Inside the classroom, we are working on a renewed metacognitive shift of awareness of the PYP attitudes, LP traits and action. Although students are exposed to the attitudes and traits every day, they frequently do not recognize when they might be enacting one unless prompted to reflect. Each morning, upon arriving to school, students select a descriptor I have written for each of the LP traits and PYP attitudes out of a large bucket. They then have to find the LP trait or PYP attitude poster on the wall that the descriptor matches to. This attitude or profile trait becomes their “Word for the Day,” which they then should try to reflect upon and practice when an opportunity arises. This sixty-second welcoming to the classroom each morning not only opens students up to further exposure of the LP traits and PYP attitudes vocabulary, but also expands their limited notion of what those words could mean or entail. This practice provided a foundation for increased referencing and identifying of LP traits and PYP attitudes in class reflections, but student engagement with them still seemed passive and lacked ownership.

Photo Credit: tochis via Compfight cc
Photo Credit: tochis via Compfight cc

In order to try to provide more ownership of metacognitive recognition of their action, attitudes and traits, we are affording more opportunities for students to interact with their Padlet walls. To begin some lessons, I give the students a reminder that if at any time, they recognize they are practicing one of the PYP attitudes, LP traits or taking a form of action, they make take a photo and post it onto their Padlet wall. They start off by giving their iPad to a friend to capture a reenacted photo of them doing the trait, attitude or action that set off that metacognitive realization. Then, students go onto their virtual wall, post the photo, identify the attitude or trait and write a caption that describes how they were showing it. We’ve timed the whole process and it takes less than four minutes. Shortly thereafter, they are back to the independent or collaborative activity they were previously engaged in.

Other lessons, if the students are very focused and we don’t want to break their cognitive momentum, my academic assistant and I will grab their iPads and take photos of them engaged in their learning. Later, we will tell them that they have some photos waiting for them in their camera roll in which they can identify LP traits or PYP attitudes they were practicing during that engagement. If some of the attitudes or traits are too obvious in a learning activity (creativity, communicator, cooperation, respect, caring), I might prohibit identifying them on their walls for that day to encourage acquainting themselves with lesser-known traits and attitudes.

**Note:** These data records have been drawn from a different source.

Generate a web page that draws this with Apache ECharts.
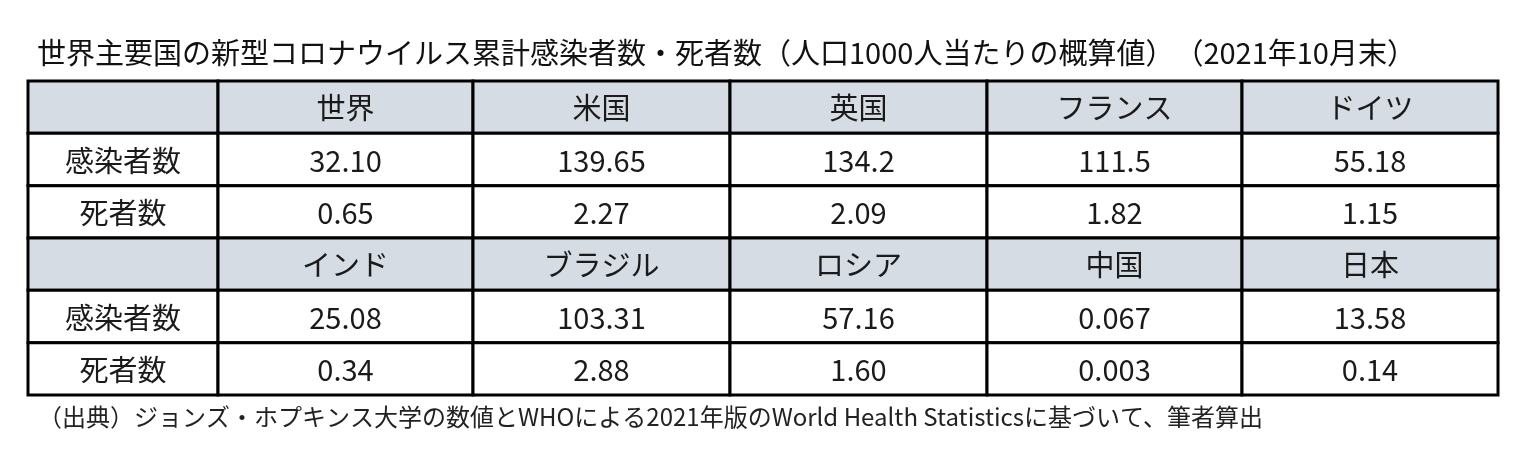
<!DOCTYPE html>
<html><head><meta charset="utf-8">
<script src="https://cdn.jsdelivr.net/npm/echarts@6/dist/echarts.min.js"></script>
<style>html,body{margin:0;padding:0;background:#fff}#c{width:1527px;height:469px}</style>
</head><body><div id="c"></div>
<script>
const title = '世界主要国の新型コロナウイルス累計感染者数・死者数（人口1000人当たりの概算値）　（2021年10月末）';
const note = '（出典）ジョンズ・ホプキンス大学の数値とWHOによる2021年版のWorld Health Statisticsに基づいて、筆者算出';
const rowLabels = ['感染者数', '死者数'];
const countries1 = ['世界', '米国', '英国', 'フランス', 'ドイツ'];
const cases1 = ['32.10', '139.65', '134.2', '111.5', '55.18'];
const deaths1 = ['0.65', '2.27', '2.09', '1.82', '1.15'];
const countries2 = ['インド', 'ブラジル', 'ロシア', '中国', '日本'];
const cases2 = ['25.08', '103.31', '57.16', '0.067', '13.58'];
const deaths2 = ['0.34', '2.88', '1.60', '0.003', '0.14'];

const colEdges = [0, 190, 445, 702, 959, 1214, 1470];
const rows = [
  ['', ...countries1], [rowLabels[0], ...cases1], [rowLabels[1], ...deaths1],
  ['', ...countries2], [rowLabels[0], ...cases2], [rowLabels[1], ...deaths2]
];
const data = [];
rows.forEach((r, ri) => r.forEach((t, ci) => data.push([colEdges[ci], colEdges[ci + 1], ri, ri + 1, t, ri % 3 === 0 ? 1 : 0])));

const chart = echarts.init(document.getElementById('c'));
chart.setOption({
  animation: false,
  title: {text: title, left: 32, top: 33, textStyle: {fontFamily: 'Noto Sans CJK JP', fontSize: 29, fontWeight: 'normal', color: '#111'}},
  graphic: [{type: 'text', left: 38, top: 405, style: {text: note, font: '24px "Noto Sans CJK JP"', fill: '#222'}}],
  grid: {left: 28, top: 81, width: 1470, height: 314},
  xAxis: {type: 'value', min: 0, max: 1470, show: false},
  yAxis: {type: 'value', min: 0, max: 6, inverse: true, show: false},
  series: [{
    type: 'custom',
    data: data,
    encode: {x: [0, 1], y: [2, 3]},
    renderItem: (params, api) => {
      const p1 = api.coord([api.value(0), api.value(2)]);
      const p2 = api.coord([api.value(1), api.value(3)]);
      return {
        type: 'group',
        children: [
          {type: 'rect', shape: {x: p1[0], y: p1[1], width: p2[0] - p1[0], height: p2[1] - p1[1]},
           style: {fill: api.value(5) ? '#d6dce4' : '#fff', stroke: '#000', lineWidth: 3}},
          {type: 'text', style: {text: api.value(4), x: (p1[0] + p2[0]) / 2, y: (p1[1] + p2[1]) / 2 + 1,
           align: 'center', verticalAlign: 'middle', font: '29px "Noto Sans CJK JP"', fill: '#1a1a1a'}}
        ]
      };
    }
  }]
});
</script></body></html>
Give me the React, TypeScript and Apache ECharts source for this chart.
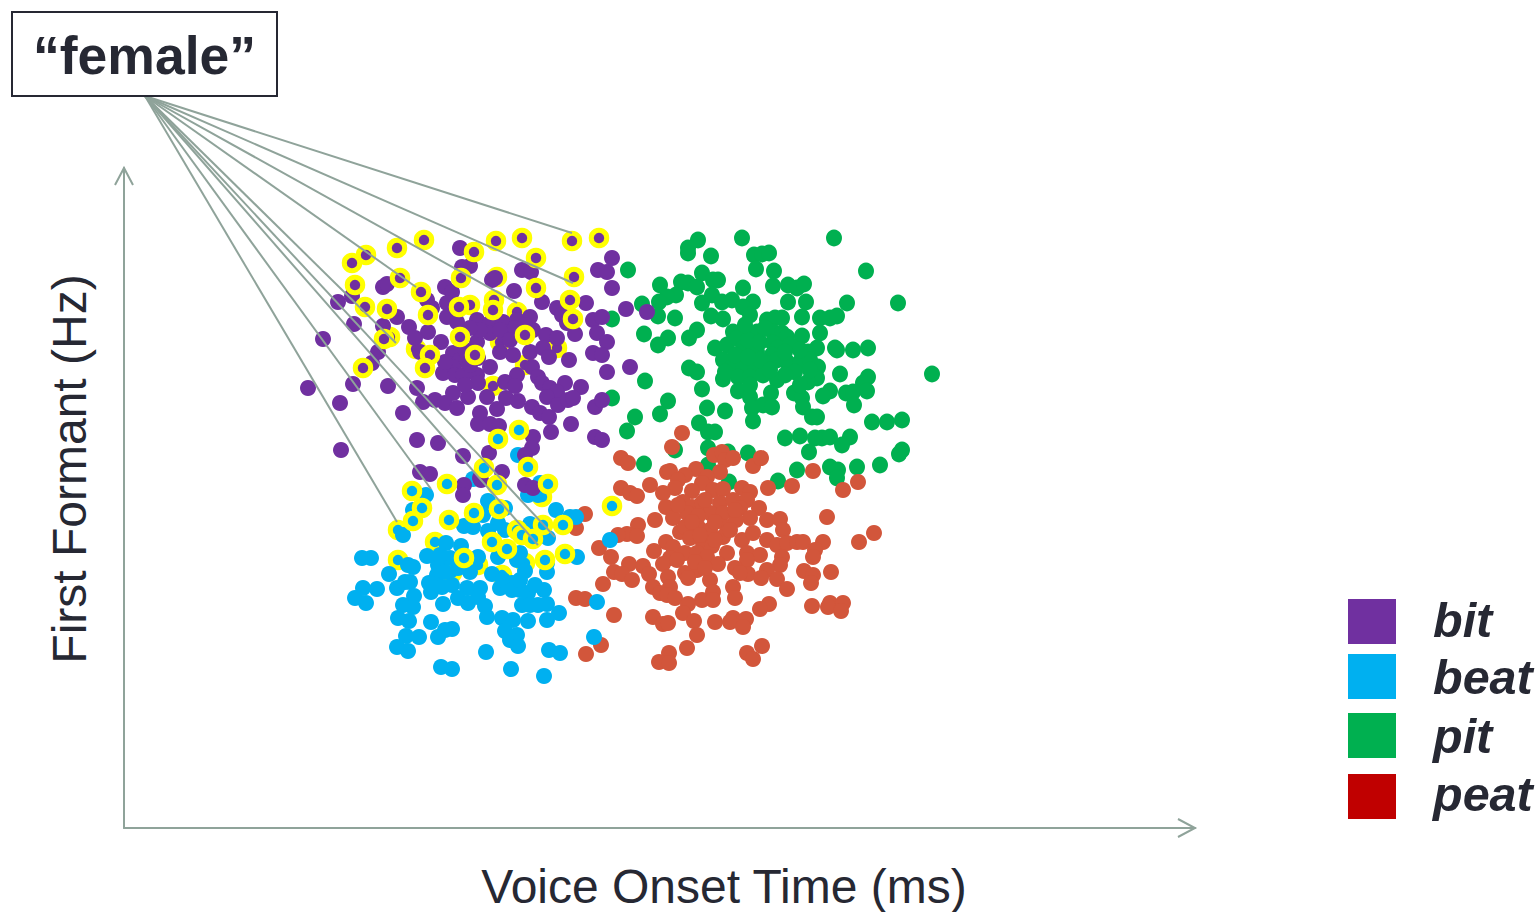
import React, { useEffect, useRef } from "react";
import * as echarts from "echarts";

const FONT = "'Liberation Sans', Arial, sans-serif";
const xTitle = "Voice Onset Time (ms)";
const yTitle = "First Formant (Hz)";
const boxLabel = "“female”";
const legendNames = ["bit", "beat", "pit", "peat"];
const legendColors = ["#7030A0", "#00B0F0", "#00B050", "#C00000"];

const bit = [
[460,248],[462,267],[470,266],[522,270],[531,272],[492,280],[495,278],[598,270],[607,272],[612,258],[612,288],[383,287],[387,284],[338,302],[352,296],[445,287],[452,292],[514,291],[542,302],[557,308],[562,315],[567,323],[586,303],[626,309],[647,312],[593,320],[602,317],[597,333],[607,342],[575,334],[354,324],[383,326],[397,317],[409,327],[428,332],[415,338],[323,339],[378,352],[372,363],[420,352],[441,342],[427,300],[432,308],[447,303],[447,317],[457,322],[477,320],[490,323],[503,322],[517,320],[530,317],[490,333],[505,335],[533,330],[546,335],[557,338],[477,342],[453,353],[460,360],[453,367],[443,373],[455,375],[463,375],[477,375],[490,367],[500,352],[513,355],[530,352],[543,348],[549,357],[569,360],[593,353],[602,355],[630,367],[607,372],[532,367],[538,377],[542,383],[517,375],[505,382],[515,386],[478,383],[487,397],[565,383],[581,387],[550,388],[557,392],[547,397],[417,388],[423,402],[435,400],[445,403],[457,408],[453,393],[468,397],[388,386],[353,384],[308,388],[340,403],[403,413],[506,398],[518,401],[497,409],[532,407],[540,413],[549,417],[558,405],[568,400],[573,398],[595,407],[602,400],[571,424],[480,413],[478,424],[490,424],[499,426],[551,432],[595,437],[602,440],[533,437],[532,448],[525,455],[417,440],[438,443],[341,450],[463,456],[489,453],[420,472],[430,474],[502,472],[480,478],[464,485],[463,495],[481,480],[525,485],[533,488],
[465,350],[470,365],[445,362],[478,358],[465,385],[480,330],[500,330],[515,328],[525,325],[470,328],[510,340],
];
const beat = [
[518,455],[473,479],[528,495],[538,495],[540,483],[426,495],[413,510],[403,535],[488,501],[483,515],[505,508],[556,510],[570,517],[576,517],[498,523],[464,526],[473,527],[488,531],[505,530],[530,524],[548,538],[446,543],[461,546],[610,540],[577,557],[427,556],[362,558],[371,558],[408,565],[413,567],[389,574],[438,565],[450,558],[437,575],[478,557],[470,572],[498,557],[520,553],[517,560],[525,571],[547,572],[547,563],[492,574],[363,588],[377,589],[355,598],[366,603],[397,588],[405,582],[410,582],[429,583],[431,592],[442,587],[452,585],[467,588],[480,588],[500,588],[503,580],[512,583],[512,590],[520,590],[528,593],[544,590],[414,596],[403,605],[413,607],[443,604],[458,598],[468,603],[478,597],[485,606],[522,605],[530,605],[538,605],[547,604],[398,618],[409,621],[431,622],[487,617],[502,618],[513,620],[528,621],[547,620],[559,613],[406,636],[419,637],[445,630],[452,629],[438,637],[505,631],[517,635],[510,640],[518,646],[397,647],[408,651],[486,652],[549,650],[560,653],[594,637],[597,602],[441,667],[452,669],[511,669],[544,676],
[445,572],[458,568],[440,555],[520,580],[535,585],
];
const pit = [
[698,240],[688,248],[688,253],[742,238],[834,238],[711,256],[754,255],[762,254],[769,253],[756,269],[774,271],[866,271],[702,273],[713,280],[718,280],[660,285],[681,282],[688,283],[697,287],[676,295],[667,297],[659,302],[743,288],[773,286],[788,285],[797,288],[804,284],[712,295],[702,303],[722,302],[732,300],[753,302],[788,302],[806,302],[847,303],[898,303],[642,304],[658,316],[675,318],[711,316],[723,319],[743,307],[750,315],[802,317],[820,318],[830,318],[837,316],[767,320],[775,318],[782,318],[697,330],[689,338],[644,334],[668,338],[658,345],[820,333],[802,336],[733,332],[743,330],[757,332],[773,332],[782,333],[787,337],[715,348],[727,345],[737,338],[743,348],[757,352],[773,343],[778,348],[772,355],[817,348],[808,352],[835,348],[837,350],[853,350],[868,348],[723,360],[732,367],[743,367],[755,367],[765,363],[777,360],[787,362],[800,362],[810,360],[818,367],[723,379],[738,377],[750,377],[763,375],[777,380],[817,378],[808,382],[840,374],[689,368],[697,372],[645,381],[932,374],[868,377],[863,383],[702,389],[738,391],[750,397],[771,393],[794,393],[802,398],[830,391],[823,396],[846,393],[853,392],[867,391],[668,401],[854,405],[707,408],[725,411],[752,408],[763,405],[772,407],[803,407],[812,417],[817,417],[753,421],[635,417],[660,414],[872,422],[887,422],[902,420],[699,423],[627,431],[708,432],[715,432],[785,438],[800,436],[815,438],[822,438],[830,437],[850,437],[842,445],[809,452],[902,450],[899,454],[708,448],[675,450],[748,453],[728,452],[644,464],[880,465],[830,467],[838,470],[837,478],[857,467],[797,470],[778,481],[708,465],[729,482],[628,270],[612,319],[612,398],
[748,340],[760,342],[790,345],[800,350],[760,360],[735,355],[785,352],[795,372],[785,375],[770,370],[748,357],[725,372],[750,385],[810,370],[800,385],[745,325],[765,328],
];
const peat = [
[682,433],[672,447],[621,458],[628,463],[714,455],[722,452],[725,460],[733,458],[753,466],[761,458],[720,472],[696,469],[667,472],[670,471],[685,475],[678,480],[707,477],[702,483],[650,485],[813,471],[858,482],[843,490],[792,486],[768,488],[621,488],[630,493],[637,496],[675,488],[663,493],[692,491],[713,490],[723,489],[742,488],[750,492],[747,500],[666,507],[683,502],[692,507],[702,503],[720,503],[733,500],[740,508],[759,508],[673,518],[687,513],[710,513],[723,513],[655,520],[585,514],[576,528],[750,518],[767,520],[780,519],[827,517],[874,533],[859,542],[638,525],[627,534],[637,536],[618,535],[680,532],[685,527],[698,527],[710,530],[727,527],[690,538],[723,537],[742,540],[753,533],[783,530],[767,540],[777,545],[787,543],[797,542],[803,542],[823,542],[815,550],[813,557],[599,548],[611,557],[666,542],[673,547],[654,551],[703,543],[712,546],[685,553],[697,553],[707,557],[670,558],[663,564],[677,560],[727,553],[718,564],[747,553],[760,555],[747,560],[782,557],[780,565],[629,564],[643,566],[614,572],[622,574],[632,580],[649,574],[685,573],[697,570],[688,578],[735,568],[748,574],[740,573],[767,570],[761,578],[777,579],[804,571],[813,575],[811,583],[831,572],[603,584],[576,598],[585,599],[614,615],[668,577],[670,587],[653,587],[660,593],[667,595],[675,598],[710,580],[713,592],[702,600],[713,600],[733,587],[735,598],[787,589],[688,604],[683,613],[769,604],[760,609],[812,606],[830,603],[828,607],[843,603],[841,611],[653,617],[663,624],[668,623],[694,621],[715,622],[733,618],[730,622],[746,619],[743,627],[697,635],[762,646],[747,653],[753,659],[687,648],[669,653],[659,662],[669,663],[601,645],[586,654],
[705,500],[715,522],[698,516],[736,520],[692,522],[700,535],[735,510],[730,530],[715,540],[695,562],[705,568],[678,505],
];
const bitRingTop = [
[352,263],[366,255],[397,248],[424,240],[496,241],[474,252],[522,238],[572,241],[599,238],[536,258],[574,277],[461,278],[400,278],[355,285],[536,288],[421,292],[570,300],[459,307],[365,307],[387,309],[493,310],[573,319],[428,315],[525,335],[460,337],[384,339],[430,355],[475,355],[425,368],[363,368],
];
const bitRingUnder = [[497,277],[494,300],[470,305],[517,312],[390,337],[500,342],[416,349],[557,348],[525,365],[493,386]];
const beatRingTop = [
[519,430],[498,439],[528,467],[484,468],[548,484],[497,485],[447,484],[412,491],[422,508],[413,521],[449,520],[474,513],[499,509],[612,506],[563,525],[543,525],[517,530],[522,535],[533,539],[492,542],[507,549],[565,554],[545,560],[464,558],
];
const beatRingUnder = [[542,497],[398,530],[435,542],[398,560],[478,565],[452,573],[525,563],[502,575]];
const lineStart = [145, 96];
const lineEnds = [[572,233],[573,283],[517,303],[416,287],[396,343],[397,522],[431,489],[538,545],[555,537]];

const DOT = { bit: "#7030A0", beat: "#00B0F0", pit: "#00B050", peat: "#D2563B" };
const AXIS = "#8FA39A";
const INK = "#262833";

function dots(name: string, data: number[][], color: string, z: number, size: number | number[] = 16) {
  return { name, type: "scatter", data, symbolSize: size, z, silent: true, itemStyle: { color, opacity: 1 } };
}
function rings(name: string, data: number[][], color: string, z: number) {
  return { name, type: "scatter", data, symbolSize: 15.5, z, silent: true, itemStyle: { color, borderColor: "#FFFF00", borderWidth: 5, opacity: 1 } };
}

const legendY = [599, 654, 713, 774];
const legendTextY = [620, 677, 736, 794];

export default function App() {
  const ref = useRef<HTMLDivElement>(null);
  useEffect(() => {
    const chart = echarts.init(ref.current!, null, { renderer: "svg" });
    chart.setOption({
      animation: false,
      backgroundColor: "#fff",
      grid: { left: 124, top: 168, width: 1071, height: 660, outerBoundsMode: "none" },
      xAxis: {
        type: "value", min: 124, max: 1195,
        splitLine: { show: false }, axisTick: { show: false }, axisLabel: { show: false },
        axisLine: { onZero: false, lineStyle: { color: AXIS, width: 2 } },
        name: xTitle, nameLocation: "middle", nameGap: 34,
        nameTextStyle: { fontFamily: FONT, fontSize: 48, color: INK, padding: [0, 0, 0, 129] },
      },
      yAxis: {
        type: "value", min: 168, max: 828, inverse: true,
        splitLine: { show: false }, axisTick: { show: false }, axisLabel: { show: false },
        axisLine: { onZero: false, lineStyle: { color: AXIS, width: 2 } },
        name: yTitle, nameLocation: "middle", nameGap: 31,
        nameTextStyle: { fontFamily: FONT, fontSize: 48, color: INK, padding: [0, 0, 0, 58] },
      },
      series: [
        rings("bit ring under", bitRingUnder, DOT.bit, 2),
        rings("beat ring under", beatRingUnder, DOT.beat, 2),
        dots("pit", pit, DOT.pit, 3, [16, 17]),
        dots("peat", peat, DOT.peat, 4),
        dots("beat", beat, DOT.beat, 5),
        dots("bit", bit, DOT.bit, 6),
        rings("beat ring", beatRingTop, DOT.beat, 7),
        rings("bit ring", bitRingTop, DOT.bit, 7),
        {
          type: "lines", coordinateSystem: "cartesian2d", clip: false, z: 8, silent: true,
          lineStyle: { color: AXIS, width: 2, opacity: 1, curveness: 0 },
          data: lineEnds.map((end) => ({ coords: [lineStart, end] })),
        },
      ],
      graphic: [
        { type: "rect", z: 10, shape: { x: 12, y: 12, width: 265, height: 84 }, style: { fill: "#fff", stroke: INK, lineWidth: 2 } },
        { type: "text", z: 11, x: 144.5, y: 55, style: { text: boxLabel, font: `bold 53.5px ${FONT}`, fill: INK, align: "center", verticalAlign: "middle" } },
        { type: "polyline", z: 10, shape: { points: [[115, 185], [124, 168], [133, 185]] }, style: { stroke: AXIS, lineWidth: 2, fill: "none" } },
        { type: "polyline", z: 10, shape: { points: [[1178, 819], [1195, 828], [1178, 837]] }, style: { stroke: AXIS, lineWidth: 2, fill: "none" } },
        ...legendNames.flatMap((label, i) => [
          { type: "rect", z: 10, shape: { x: 1348, y: legendY[i], width: 48, height: 45 }, style: { fill: legendColors[i] } },
          { type: "text", z: 10, x: 1433, y: legendTextY[i], style: { text: label, font: `italic bold 48.5px ${FONT}`, fill: INK, align: "left", verticalAlign: "middle" } },
        ]),
      ],
    });
    return () => chart.dispose();
  }, []);
  return <div ref={ref} style={{ position: "absolute", left: 0, top: 0, width: 1540, height: 912 }} />;
}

Photo Credit: Michael Matti via Compfight cc
Photo Credit: Michael Matti via Compfight cc

If students take action somewhere around the school and let me know about it, I encourage them to take a classmate with them to that location and reenact the choice they reflected upon. When students bring in learning resources from home they would like to share with the class or have voluntarily extended their understanding outside of school hours and would like to present new data, a classmate takes a photo of them. When they are done speaking to the class, they put the photo up on their action wall as a form of furthering their own (and others’) education.

Although this undertaking is still in its infancy and there are flaws with this approach (like its propensity to serve as extrinsic motivation for some students), we find that its rollout thus far has been successful in celebrating students’ holistic growth and evolution. This Padlet wall endeavor will not bring the PYP attitudes, Learner Profile traits and action cycle onto equitable terms with the heavyweights of knowledge, concepts and skills. However, it has the potential to shift the scales a little more favorably into balance.